What to work on >> Print exactly the lines from the first one down to the line that contains "tickfont=dict(size=17))", both included, and skip the pictures.
--- Start Dataset section ---
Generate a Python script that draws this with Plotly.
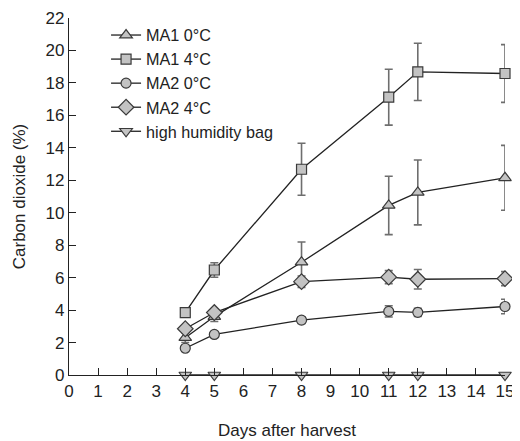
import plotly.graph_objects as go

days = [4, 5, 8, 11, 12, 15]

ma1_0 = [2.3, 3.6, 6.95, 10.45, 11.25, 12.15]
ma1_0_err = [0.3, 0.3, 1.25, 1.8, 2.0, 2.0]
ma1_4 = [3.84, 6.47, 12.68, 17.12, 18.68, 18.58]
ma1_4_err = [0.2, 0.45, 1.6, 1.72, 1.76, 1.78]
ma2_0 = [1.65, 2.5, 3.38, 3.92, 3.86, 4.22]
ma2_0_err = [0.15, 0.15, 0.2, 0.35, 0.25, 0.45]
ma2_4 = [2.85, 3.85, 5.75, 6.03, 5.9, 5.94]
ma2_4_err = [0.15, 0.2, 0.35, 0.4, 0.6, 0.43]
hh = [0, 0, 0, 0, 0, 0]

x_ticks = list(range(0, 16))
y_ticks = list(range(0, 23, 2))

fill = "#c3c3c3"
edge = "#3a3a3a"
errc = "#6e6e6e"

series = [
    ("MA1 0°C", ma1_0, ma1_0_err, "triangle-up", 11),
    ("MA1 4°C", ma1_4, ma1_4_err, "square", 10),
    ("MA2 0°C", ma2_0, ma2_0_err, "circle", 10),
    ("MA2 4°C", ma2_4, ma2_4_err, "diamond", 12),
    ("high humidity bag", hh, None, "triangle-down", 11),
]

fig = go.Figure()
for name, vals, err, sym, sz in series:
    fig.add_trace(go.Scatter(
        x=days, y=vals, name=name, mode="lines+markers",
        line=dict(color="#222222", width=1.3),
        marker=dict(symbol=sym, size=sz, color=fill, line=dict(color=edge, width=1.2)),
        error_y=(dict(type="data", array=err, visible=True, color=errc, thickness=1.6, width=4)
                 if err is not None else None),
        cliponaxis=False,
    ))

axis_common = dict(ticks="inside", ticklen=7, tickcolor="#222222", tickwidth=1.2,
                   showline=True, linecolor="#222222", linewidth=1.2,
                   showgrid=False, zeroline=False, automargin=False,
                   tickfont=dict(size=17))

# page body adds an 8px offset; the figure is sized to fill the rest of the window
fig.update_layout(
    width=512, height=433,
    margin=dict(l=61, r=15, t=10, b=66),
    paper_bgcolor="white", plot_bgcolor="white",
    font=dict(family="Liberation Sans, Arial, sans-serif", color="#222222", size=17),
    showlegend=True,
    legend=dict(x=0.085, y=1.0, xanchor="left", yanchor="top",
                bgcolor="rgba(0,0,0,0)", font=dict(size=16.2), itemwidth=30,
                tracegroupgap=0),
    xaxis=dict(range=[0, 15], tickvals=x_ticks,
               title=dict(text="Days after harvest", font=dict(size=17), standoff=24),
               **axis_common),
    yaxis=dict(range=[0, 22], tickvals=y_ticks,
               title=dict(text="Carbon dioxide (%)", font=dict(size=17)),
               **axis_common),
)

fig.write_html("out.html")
--- End Dataset section ---
Task solution >>
Generate a Python script that draws this with Plotly.
import plotly.graph_objects as go

days = [4, 5, 8, 11, 12, 15]

ma1_0 = [2.3, 3.6, 6.95, 10.45, 11.25, 12.15]
ma1_0_err = [0.3, 0.3, 1.25, 1.8, 2.0, 2.0]
ma1_4 = [3.84, 6.47, 12.68, 17.12, 18.68, 18.58]
ma1_4_err = [0.2, 0.45, 1.6, 1.72, 1.76, 1.78]
ma2_0 = [1.65, 2.5, 3.38, 3.92, 3.86, 4.22]
ma2_0_err = [0.15, 0.15, 0.2, 0.35, 0.25, 0.45]
ma2_4 = [2.85, 3.85, 5.75, 6.03, 5.9, 5.94]
ma2_4_err = [0.15, 0.2, 0.35, 0.4, 0.6, 0.43]
hh = [0, 0, 0, 0, 0, 0]

x_ticks = list(range(0, 16))
y_ticks = list(range(0, 23, 2))

fill = "#c3c3c3"
edge = "#3a3a3a"
errc = "#6e6e6e"

series = [
    ("MA1 0°C", ma1_0, ma1_0_err, "triangle-up", 11),
    ("MA1 4°C", ma1_4, ma1_4_err, "square", 10),
    ("MA2 0°C", ma2_0, ma2_0_err, "circle", 10),
    ("MA2 4°C", ma2_4, ma2_4_err, "diamond", 12),
    ("high humidity bag", hh, None, "triangle-down", 11),
]

fig = go.Figure()
for name, vals, err, sym, sz in series:
    fig.add_trace(go.Scatter(
        x=days, y=vals, name=name, mode="lines+markers",
        line=dict(color="#222222", width=1.3),
        marker=dict(symbol=sym, size=sz, color=fill, line=dict(color=edge, width=1.2)),
        error_y=(dict(type="data", array=err, visible=True, color=errc, thickness=1.6, width=4)
                 if err is not None else None),
        cliponaxis=False,
    ))

axis_common = dict(ticks="inside", ticklen=7, tickcolor="#222222", tickwidth=1.2,
                   showline=True, linecolor="#222222", linewidth=1.2,
                   showgrid=False, zeroline=False, automargin=False,
                   tickfont=dict(size=17))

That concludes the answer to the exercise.